9月12日、東京・日比谷のHMV&BOOKS HIBIYA COTTAGEにて、「アニメ再入門講座 第1回 宇宙戦艦ヤマト」が開催されました。『宇宙戦艦ヤマト2199』総監督の出渕裕さん、アニメ特撮アーカイブ機構(ATAC)研究員・辻壮一さんが出演し、『宇宙戦艦ヤマト』を振り返るものです。
当日は1974年放送の『宇宙戦艦ヤマト』第1話を全員で鑑賞。その後に出演者ふたりが登壇しました。
放送当初からファンだったふたりの愛と情熱溢れる話は、たびたび脱線しそうになるのを、何度も引き戻しつつ。全26話がどう構成されているか、第1話の組み立てがいかに優れているかなど、『宇宙戦艦ヤマト』をよく知る人にも、若い世代にも興味深かったはずです。
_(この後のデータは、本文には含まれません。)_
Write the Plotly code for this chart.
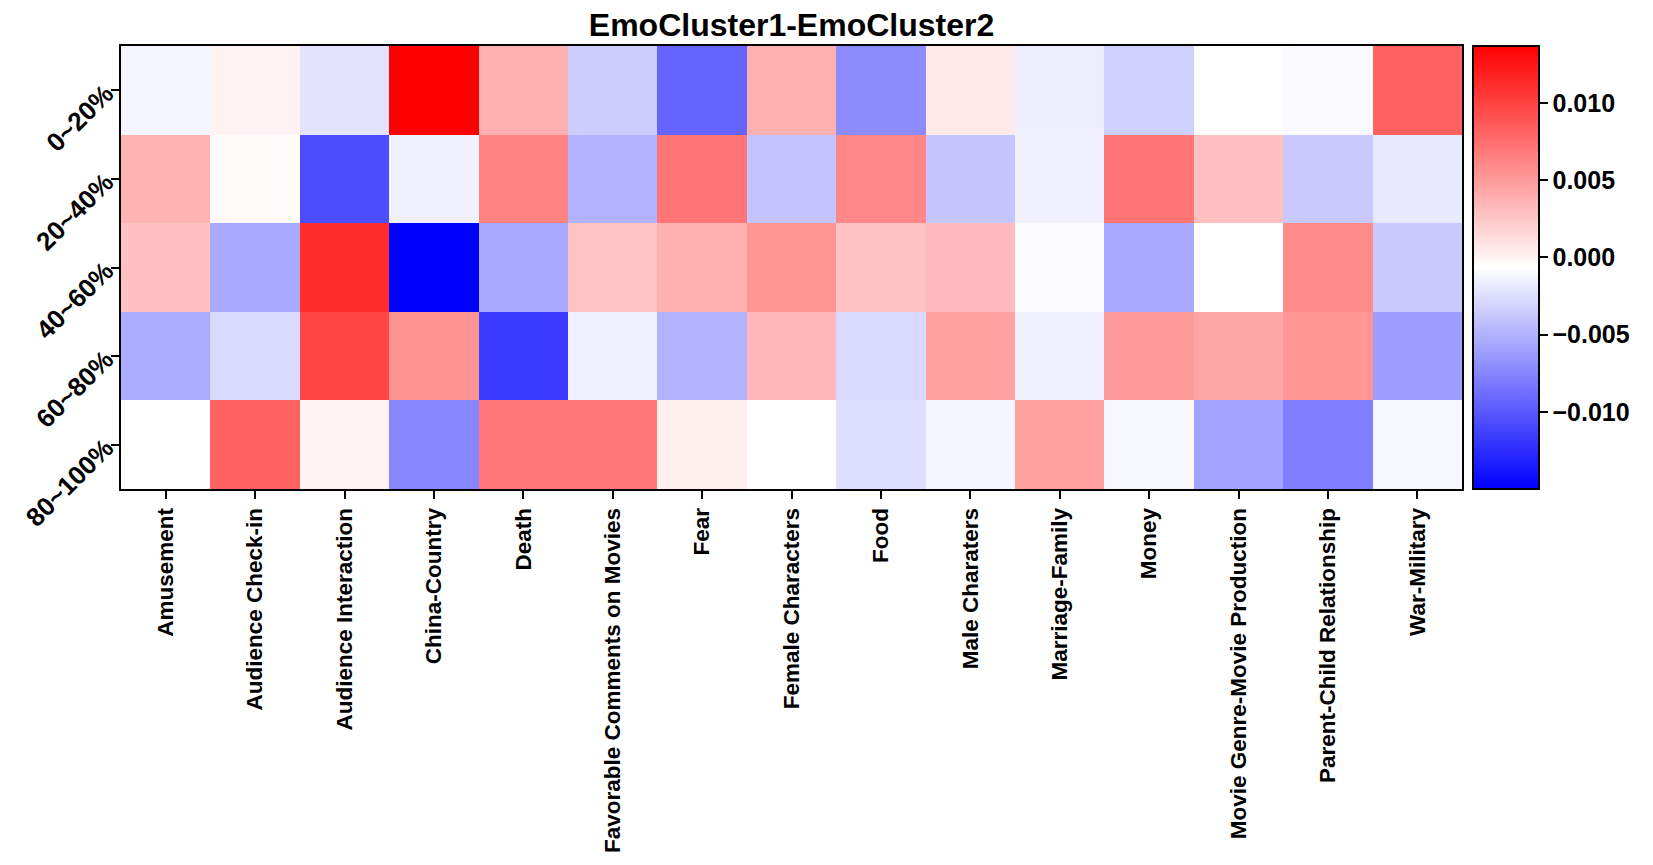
import plotly.graph_objects as go

# Topic categories (columns) and position bins (rows)
topics = ['Amusement', 'Audience Check-in', 'Audience Interaction', 'China-Country',
          'Death', 'Favorable Comments on Movies', 'Fear', 'Female Characters',
          'Food', 'Male Charaters', 'Marriage-Family', 'Money',
          'Movie Genre-Movie Production', 'Parent-Child Relationship', 'War-Military']
bins = ['0~20%', '20~40%', '40~60%', '60~80%', '80~100%']

# difference values per bin
row_0_20 = [-0.0012, 0.0001, -0.0022, 0.0137, 0.0038, -0.0035, -0.0094, 0.0038,
            -0.0071, 0.0006, -0.0016, -0.0033, -0.0007, -0.0010, 0.0083]
row_20_40 = [0.0036, -0.0004, -0.0107, -0.0015, 0.0063, -0.0050, 0.0071, -0.0040,
             0.0061, -0.0039, -0.0015, 0.0071, 0.0029, -0.0037, -0.0019]
row_40_60 = [0.0029, -0.0055, 0.0112, -0.0150, -0.0055, 0.0027, 0.0038, 0.0053,
             0.0028, 0.0032, -0.0008, -0.0055, -0.0006, 0.0059, -0.0037]
row_60_80 = [-0.0053, -0.0028, 0.0098, 0.0055, -0.0117, -0.0015, -0.0050, 0.0034,
             -0.0028, 0.0046, -0.0015, 0.0050, 0.0044, 0.0053, -0.0061]
row_80_100 = [-0.0006, 0.0083, 0.0001, -0.0074, 0.0070, 0.0070, 0.0003, -0.0007,
              -0.0025, -0.0012, 0.0047, -0.0011, -0.0059, -0.0078, -0.0011]

cbar_ticks = [0.010, 0.005, 0.0, -0.005, -0.010]

z = [row_0_20, row_20_40, row_40_60, row_60_80, row_80_100]

# matplotlib-like bwr colormap
bwr = [[0.0, 'rgb(0,0,255)'], [0.5, 'rgb(255,255,255)'], [1.0, 'rgb(255,0,0)']]

font_family = 'Arial, Liberation Sans, sans-serif'

# page body has an 8px default margin, so the figure is a bit smaller
W, H = 1645, 857

fig = go.Figure()
fig.add_trace(go.Heatmap(z=z, x=topics, y=bins,
                         colorscale=bwr,
                         zmin=min(min(r) for r in z),
                         zmax=max(max(r) for r in z),
                         colorbar=dict(thickness=66,
                                       len=1, lenmode='fraction',
                                       y=0.5, yanchor='middle',
                                       x=1.0081, xanchor='left', xpad=0, ypad=0,
                                       outlinecolor='black', outlinewidth=2,
                                       tickvals=cbar_ticks,
                                       tickformat='.3f',
                                       ticks='outside', ticklen=8, tickwidth=2,
                                       tickcolor='black',
                                       tickfont=dict(size=25, color='black',
                                                     family=font_family,
                                                     weight='bold')),
                         hoverongaps=False))

fig.update_layout(width=W, height=H,
                  margin=dict(l=100, r=191, t=38, b=368),
                  plot_bgcolor='white', paper_bgcolor='white',
                  font=dict(family=font_family, color='black'),
                  title=dict(text='<b>EmoCluster1-EmoCluster2</b>',
                             x=0.5, xref='paper', xanchor='center',
                             y=1 - 17 / H, yanchor='middle',
                             font=dict(size=32, color='black', family=font_family)))

fig.update_xaxes(tickangle=-90,
                 tickfont=dict(size=22.5, color='black', family=font_family, weight='bold'),
                 showline=True, mirror=True, linecolor='black', linewidth=2,
                 ticks='outside', ticklen=8, tickwidth=2, tickcolor='black',
                 showgrid=False, zeroline=False)
fig.update_yaxes(autorange='reversed', tickangle=-45,
                 tickfont=dict(size=26, color='black', family=font_family, weight='bold'),
                 showline=True, mirror=True, linecolor='black', linewidth=2,
                 ticks='outside', ticklen=8, tickwidth=2, tickcolor='black',
                 showgrid=False, zeroline=False)

fig.write_html("out.html")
話題は60年代から70年代のアニメ・特撮文化全体にも広がります。出渕監督は、当時夕方帯に再放送が多く、それが作品人気に大きな役割を果たしたことを解説。実は自身も第1話はリアルタイム放送を観ていなかったことを明かす場面もありました。
また『宇宙戦艦ヤマト』が同時代の様々なカルチャーから影響を受けたことも指摘。洋画の『ナバロンの要塞』やスポ根アニメブーム、『ハレンチ学園』のスカートめくりまで。作品は単独で生まれた訳でないことが理解できます。『宇宙戦艦ヤマト』もまた、その後の『機動戦士ガンダム』などの次世代につながっていくわけです。

参加者は、木曜日の夜の楽しいひと時をきっと過ごしたと思いますが、ここで注目したいのは、この企画がなぜ実現したかです。2時間たっぷりのイベトが無料であった理由です。
今回のイベントは、日比谷ブロードウェイ大学と特定非営利活動法人 アニメ特撮アーカイブ機構(ATAC)の協力によって実施されています。
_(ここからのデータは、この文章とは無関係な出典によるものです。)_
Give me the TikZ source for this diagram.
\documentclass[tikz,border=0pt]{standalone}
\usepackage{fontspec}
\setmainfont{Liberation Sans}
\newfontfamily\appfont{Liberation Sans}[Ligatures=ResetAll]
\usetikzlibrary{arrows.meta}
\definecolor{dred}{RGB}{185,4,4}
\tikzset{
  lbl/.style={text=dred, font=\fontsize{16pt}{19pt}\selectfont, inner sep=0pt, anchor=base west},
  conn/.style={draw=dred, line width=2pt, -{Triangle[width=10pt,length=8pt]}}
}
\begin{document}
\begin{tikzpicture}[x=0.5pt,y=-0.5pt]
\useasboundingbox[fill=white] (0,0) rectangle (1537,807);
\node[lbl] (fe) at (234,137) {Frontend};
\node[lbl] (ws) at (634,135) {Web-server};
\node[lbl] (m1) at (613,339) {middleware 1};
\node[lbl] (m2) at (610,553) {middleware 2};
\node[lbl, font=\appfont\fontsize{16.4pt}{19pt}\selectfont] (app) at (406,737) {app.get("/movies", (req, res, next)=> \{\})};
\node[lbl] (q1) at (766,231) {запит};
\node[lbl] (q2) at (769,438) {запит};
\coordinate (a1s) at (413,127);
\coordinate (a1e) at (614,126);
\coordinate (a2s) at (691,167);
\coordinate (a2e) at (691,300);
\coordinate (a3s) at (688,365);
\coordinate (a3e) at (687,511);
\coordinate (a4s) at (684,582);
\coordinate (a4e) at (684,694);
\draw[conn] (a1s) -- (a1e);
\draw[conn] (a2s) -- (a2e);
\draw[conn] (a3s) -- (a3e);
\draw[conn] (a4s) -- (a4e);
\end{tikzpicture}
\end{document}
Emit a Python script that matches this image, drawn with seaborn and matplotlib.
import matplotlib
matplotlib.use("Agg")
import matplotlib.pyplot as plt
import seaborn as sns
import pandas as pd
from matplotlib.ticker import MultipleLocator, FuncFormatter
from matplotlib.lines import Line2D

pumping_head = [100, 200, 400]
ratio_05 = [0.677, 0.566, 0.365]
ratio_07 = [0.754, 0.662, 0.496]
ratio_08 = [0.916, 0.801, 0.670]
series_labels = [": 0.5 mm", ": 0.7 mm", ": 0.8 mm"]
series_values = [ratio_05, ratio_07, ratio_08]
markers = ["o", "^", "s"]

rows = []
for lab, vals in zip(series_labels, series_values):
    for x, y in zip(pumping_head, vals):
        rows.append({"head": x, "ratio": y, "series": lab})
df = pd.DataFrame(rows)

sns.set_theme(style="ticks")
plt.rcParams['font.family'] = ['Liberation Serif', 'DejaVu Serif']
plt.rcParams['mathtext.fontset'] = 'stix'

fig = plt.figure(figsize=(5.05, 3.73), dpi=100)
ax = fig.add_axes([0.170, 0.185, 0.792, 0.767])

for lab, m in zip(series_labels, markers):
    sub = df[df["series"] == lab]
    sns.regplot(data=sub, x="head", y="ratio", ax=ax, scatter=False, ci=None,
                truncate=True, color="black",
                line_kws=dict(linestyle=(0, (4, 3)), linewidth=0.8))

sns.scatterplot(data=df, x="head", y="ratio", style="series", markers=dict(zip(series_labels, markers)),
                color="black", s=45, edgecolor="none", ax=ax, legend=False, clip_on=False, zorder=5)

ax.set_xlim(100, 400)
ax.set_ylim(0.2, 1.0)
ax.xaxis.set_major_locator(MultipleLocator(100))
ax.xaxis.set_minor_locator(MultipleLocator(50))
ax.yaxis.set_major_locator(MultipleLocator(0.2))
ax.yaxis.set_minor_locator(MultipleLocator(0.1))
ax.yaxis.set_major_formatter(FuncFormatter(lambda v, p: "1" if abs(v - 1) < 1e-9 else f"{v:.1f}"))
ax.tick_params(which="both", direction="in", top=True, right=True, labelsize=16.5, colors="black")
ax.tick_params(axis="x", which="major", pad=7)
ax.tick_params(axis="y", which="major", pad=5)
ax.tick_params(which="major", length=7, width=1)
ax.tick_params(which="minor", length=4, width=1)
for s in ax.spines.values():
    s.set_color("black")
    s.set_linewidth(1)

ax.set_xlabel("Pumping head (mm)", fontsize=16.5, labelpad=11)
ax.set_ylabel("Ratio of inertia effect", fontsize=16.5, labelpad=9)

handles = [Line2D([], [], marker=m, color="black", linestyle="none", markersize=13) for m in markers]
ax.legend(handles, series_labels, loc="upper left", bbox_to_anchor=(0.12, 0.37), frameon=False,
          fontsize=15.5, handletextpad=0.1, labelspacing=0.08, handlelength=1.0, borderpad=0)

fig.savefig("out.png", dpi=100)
ATACは、映画監督の庵野秀明さんらが中心となり、2017年に設立されました。日本アニメ・特撮文化の記録・保存と継承を目的とします。
日本のポップカルチャーは、国内外でいまとても注目されますが、一方でその作品や資料の散逸が急速に進んでいます。ATACはそれらを集め、保全を目指します。

エンタテイメントはビジネスの側面が強く、常に新しい動向に目が向きがちです。またポップカルチャー(大衆文化)は、大衆向けであることから沢山作られて、何でも多く残っていると思われがちです。
しかし逆にそう思われることで、きちんとした保存のシステムがなく、驚くほど短期間に作品や資料が失われつつあります。人気アニメやマンガ、特撮ですら、すでに作品がなくなり内容を確認出来ないケースもあります。ATACの目的はアニメ・特撮の文化遺産を未来に伝えることです。
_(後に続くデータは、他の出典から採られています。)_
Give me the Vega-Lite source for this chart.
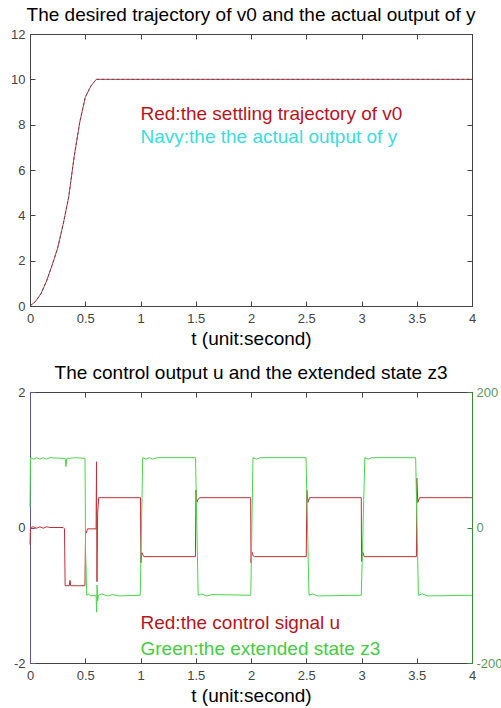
{
  "$schema": "https://vega.github.io/schema/vega-lite/v6.json",
  "padding": {"left": 10, "top": 5, "right": 0, "bottom": 0},
  "background": "white",
  "config": {
    "font": "Liberation Sans",
    "view": {"stroke": "#444", "strokeWidth": 1},
    "axis": {
      "labelFont": "Liberation Sans", "titleFont": "Liberation Sans",
      "labelFontSize": 13, "labelColor": "#444", "domainColor": "#444", "tickColor": "#444",
      "grid": false, "titleFontWeight": "normal", "titleFontSize": 19, "titleColor": "black",
      "labelFlush": false, "labelOverlap": false
    },
    "title": {"font": "Liberation Sans", "fontSize": 19, "fontWeight": "normal", "color": "black"}
  },
  "datasets": {
    "traj": [
      {"t": 0, "v0": 0, "y": 0},
      {"t": 0.05, "v0": 0.2, "y": 0.2},
      {"t": 0.1, "v0": 0.55, "y": 0.55},
      {"t": 0.15, "v0": 1.1, "y": 1.1},
      {"t": 0.2, "v0": 1.8, "y": 1.8},
      {"t": 0.25, "v0": 2.55, "y": 2.55},
      {"t": 0.3, "v0": 3.6, "y": 3.6},
      {"t": 0.35, "v0": 4.8, "y": 4.8},
      {"t": 0.4, "v0": 6.6, "y": 6.6},
      {"t": 0.45, "v0": 8.1, "y": 8.1},
      {"t": 0.5, "v0": 9.2, "y": 9.2},
      {"t": 0.55, "v0": 9.7, "y": 9.7},
      {"t": 0.6, "v0": 10, "y": 10},
      {"t": 1, "v0": 10, "y": 10},
      {"t": 2, "v0": 10, "y": 10},
      {"t": 3, "v0": 10, "y": 10},
      {"t": 4, "v0": 10, "y": 10}
    ],
    "u": [
      {"t": 0, "u": -0.25}, {"t": 0.004, "u": 0}, {"t": 0.03, "u": 0.01}, {"t": 0.06, "u": -0.01},
      {"t": 0.09, "u": 0.01}, {"t": 0.12, "u": -0.01}, {"t": 0.15, "u": 0.01}, {"t": 0.18, "u": 0},
      {"t": 0.3, "u": 0}, {"t": 0.312, "u": -0.02}, {"t": 0.318, "u": -0.86}, {"t": 0.355, "u": -0.86},
      {"t": 0.362, "u": -0.78}, {"t": 0.368, "u": -0.86}, {"t": 0.497, "u": -0.86}, {"t": 0.503, "u": -0.05},
      {"t": 0.51, "u": -0.08}, {"t": 0.52, "u": -0.02}, {"t": 0.598, "u": -0.02}, {"t": 0.602, "u": 0.97},
      {"t": 0.606, "u": -0.8}, {"t": 0.612, "u": 0.2}, {"t": 0.622, "u": 0.44}, {"t": 1.0, "u": 0.44},
      {"t": 1.003, "u": -0.52}, {"t": 1.012, "u": -0.37}, {"t": 1.03, "u": -0.43}, {"t": 1.497, "u": -0.43},
      {"t": 1.502, "u": 0.55}, {"t": 1.51, "u": 0.37}, {"t": 1.525, "u": 0.43}, {"t": 1.54, "u": 0.44},
      {"t": 1.997, "u": 0.44}, {"t": 2.0, "u": -0.52}, {"t": 2.008, "u": -0.36}, {"t": 2.02, "u": -0.42},
      {"t": 2.03, "u": -0.43}, {"t": 2.5, "u": -0.43}, {"t": 2.505, "u": 0.55}, {"t": 2.515, "u": 0.37},
      {"t": 2.53, "u": 0.44}, {"t": 2.998, "u": 0.44}, {"t": 3.0, "u": -0.5}, {"t": 3.01, "u": -0.36},
      {"t": 3.025, "u": -0.43}, {"t": 3.497, "u": -0.43}, {"t": 3.5, "u": 0.73}, {"t": 3.51, "u": 0.37},
      {"t": 3.525, "u": 0.44}, {"t": 4, "u": 0.44}
    ],
    "z3": [
      {"t": 0, "z": 30}, {"t": 0.004, "z": 103}, {"t": 0.03, "z": 101}, {"t": 0.06, "z": 103},
      {"t": 0.09, "z": 101}, {"t": 0.12, "z": 103}, {"t": 0.15, "z": 101}, {"t": 0.18, "z": 103},
      {"t": 0.3, "z": 102}, {"t": 0.318, "z": 102}, {"t": 0.325, "z": 90}, {"t": 0.333, "z": 102},
      {"t": 0.42, "z": 103}, {"t": 0.498, "z": 102}, {"t": 0.503, "z": -40}, {"t": 0.508, "z": -60},
      {"t": 0.513, "z": -100}, {"t": 0.53, "z": -98}, {"t": 0.55, "z": -101}, {"t": 0.598, "z": -100},
      {"t": 0.603, "z": -125}, {"t": 0.607, "z": -85}, {"t": 0.612, "z": -108}, {"t": 0.62, "z": -100},
      {"t": 0.65, "z": -98}, {"t": 0.7, "z": -101}, {"t": 0.75, "z": -99}, {"t": 0.8, "z": -101},
      {"t": 0.998, "z": -100}, {"t": 1.02, "z": 103}, {"t": 1.05, "z": 101}, {"t": 1.08, "z": 103},
      {"t": 1.11, "z": 101}, {"t": 1.15, "z": 103}, {"t": 1.498, "z": 103}, {"t": 1.522, "z": -100},
      {"t": 1.55, "z": -98}, {"t": 1.6, "z": -101}, {"t": 1.65, "z": -99}, {"t": 1.998, "z": -100},
      {"t": 2.018, "z": 103}, {"t": 2.05, "z": 101}, {"t": 2.08, "z": 103}, {"t": 2.498, "z": 103},
      {"t": 2.525, "z": -100}, {"t": 2.56, "z": -98}, {"t": 2.6, "z": -101}, {"t": 2.998, "z": -100},
      {"t": 3.03, "z": 103}, {"t": 3.06, "z": 101}, {"t": 3.09, "z": 103}, {"t": 3.49, "z": 103},
      {"t": 3.515, "z": -100}, {"t": 3.55, "z": -98}, {"t": 3.6, "z": -101}, {"t": 4, "z": -100}
    ]
  },
  "spacing": 86,
  "bounds": "flush",
  "vconcat": [
    {
      "width": 442, "height": 272,
      "title": {"text": "The desired trajectory of v0 and the actual output of y", "offset": 3},
      "layer": [
        {
          "data": {"name": "traj"},
          "mark": {"type": "line", "color": "#d04040", "strokeWidth": 1},
          "encoding": {
            "x": {"field": "t", "type": "quantitative", "scale": {"domain": [0, 4], "nice": false},
                  "axis": {"orient": "bottom", "title": "t (unit:second)", "values": [0, 0.5, 1, 1.5, 2, 2.5, 3, 3.5, 4],
                           "labelExpr": "'' + datum.value", "tickSize": -5, "labelPadding": 11, "titlePadding": 4}},
            "y": {"field": "v0", "type": "quantitative", "scale": {"domain": [0, 12], "nice": false},
                  "axis": {"orient": "left", "title": null, "values": [0, 2, 4, 6, 8, 10, 12],
                           "labelExpr": "'' + datum.value", "tickSize": -5, "labelPadding": 10}}
          }
        },
        {
          "data": {"name": "traj"},
          "mark": {"type": "line", "color": "#404060", "strokeWidth": 1, "strokeDash": [3, 2], "opacity": 0.8},
          "encoding": {
            "x": {"field": "t", "type": "quantitative",
                  "axis": {"orient": "top", "title": null, "labels": false, "values": [0, 0.5, 1, 1.5, 2, 2.5, 3, 3.5, 4], "tickSize": -5}},
            "y": {"field": "y", "type": "quantitative",
                  "axis": {"orient": "right", "title": null, "labels": false, "values": [0, 2, 4, 6, 8, 10, 12], "tickSize": -5}}
          }
        },
        {
          "data": {"values": [{}]},
          "mark": {"type": "text", "text": "Red:the settling trajectory of v0", "align": "left", "baseline": "middle", "fontSize": 19, "color": "#b8141e"},
          "encoding": {
            "x": {"datum": 1.0, "type": "quantitative", "axis": null},
            "y": {"datum": 8.47, "type": "quantitative", "axis": null}
          }
        },
        {
          "data": {"values": [{}]},
          "mark": {"type": "text", "text": "Navy:the the actual output of y", "align": "left", "baseline": "middle", "fontSize": 19, "color": "#3cdcdc"},
          "encoding": {
            "x": {"datum": 1.0, "type": "quantitative", "axis": null},
            "y": {"datum": 7.47, "type": "quantitative", "axis": null}
          }
        }
      ],
      "resolve": {"axis": {"x": "independent", "y": "independent"}}
    },
    {
      "width": 442, "height": 271,
      "title": {"text": "The control output u and the extended state z3", "offset": 3},
      "layer": [
        {
          "data": {"name": "u"},
          "mark": {"type": "line", "color": "#c0303a", "strokeWidth": 1},
          "encoding": {
            "x": {"field": "t", "type": "quantitative", "scale": {"domain": [0, 4], "nice": false},
                  "axis": {"orient": "bottom", "title": "t (unit:second)", "values": [0, 0.5, 1, 1.5, 2, 2.5, 3, 3.5, 4],
                           "labelExpr": "'' + datum.value", "tickSize": -5, "labelPadding": 11, "titlePadding": 4}},
            "y": {"field": "u", "type": "quantitative", "scale": {"domain": [-2, 2], "nice": false},
                  "axis": {"orient": "left", "title": null, "values": [-2, 0, 2], "labelExpr": "'' + datum.value",
                           "tickSize": -5, "labelPadding": 10, "domainColor": "#5a5a8c", "tickColor": "#5a5a8c"}}
          }
        },
        {
          "data": {"name": "z3"},
          "mark": {"type": "line", "color": "#4cd44c", "strokeWidth": 1},
          "encoding": {
            "x": {"field": "t", "type": "quantitative",
                  "axis": {"orient": "top", "title": null, "labels": false, "values": [0, 0.5, 1, 1.5, 2, 2.5, 3, 3.5, 4], "tickSize": -5}},
            "y": {"field": "z", "type": "quantitative", "scale": {"domain": [-200, 200], "nice": false},
                  "axis": {"orient": "right", "title": null, "values": [-200, 0, 200], "labelExpr": "'' + datum.value",
                           "tickSize": -5, "labelPadding": 9, "domainColor": "#3a8a3a", "tickColor": "#3a8a3a", "labelColor": "#5a9a5a"}}
          }
        },
        {
          "data": {"values": [{}]},
          "mark": {"type": "text", "text": "Red:the control signal u", "align": "left", "baseline": "middle", "fontSize": 19, "color": "#b8141e"},
          "encoding": {
            "x": {"datum": 1.0, "type": "quantitative", "axis": null},
            "y": {"datum": -1.405, "type": "quantitative", "axis": null, "scale": {"domain": [-2, 2], "nice": false}}
          }
        },
        {
          "data": {"values": [{}]},
          "mark": {"type": "text", "text": "Green:the extended state z3", "align": "left", "baseline": "middle", "fontSize": 19, "color": "#44cc44"},
          "encoding": {
            "x": {"datum": 1.0, "type": "quantitative", "axis": null},
            "y": {"datum": -1.8, "type": "quantitative", "axis": null, "scale": {"domain": [-2, 2], "nice": false}}
          }
        }
      ],
      "resolve": {"scale": {"y": "independent"}, "axis": {"x": "independent", "y": "independent"}}
    }
  ]
}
ATACは作品を保存するだけでなく、その活用も進めます。これまでも保存資料をもとに展示企画などをしてきました、今回の「再入門講座」もその一環で、トークイベント単体では初めて試みです。
「再入門講座」にはいくつか役割があります。

・トークを通じてアニメ・特撮の知識を次世代に伝えること
・制作資料やデータを残すだけでなく、時代のライブ経験・記憶を残すこと(今回のイベントは全編にわたり映像録画されています)
・ATACの認知度を広げること

ATACは非営利法人でありますが、国や行政から特別な支援を受けているわけでありません。一方でATACは作品の制作素材(原画・セル画など)を保存、データの整理・研究・調査に多くの資金を必要としています。そのための寄付金も受け付けており、活動をイベントから知ってもらい支援につなげるわけです。
 
日本は、世界でも類まれな巨大で豊富なアニメ・特撮文化を築き上げました。しかし巨大であるからこそ、残さなければいけないものも多く、重要性も高くなります。ATACはその問題に、正面から取り組んでいます。
「アニメ再入門講座」は、今後も機会があれば開催したいとのこと。もしそれを見て、あるいは参加することがあれば、その背景にあるATACにも是非注目したいところです。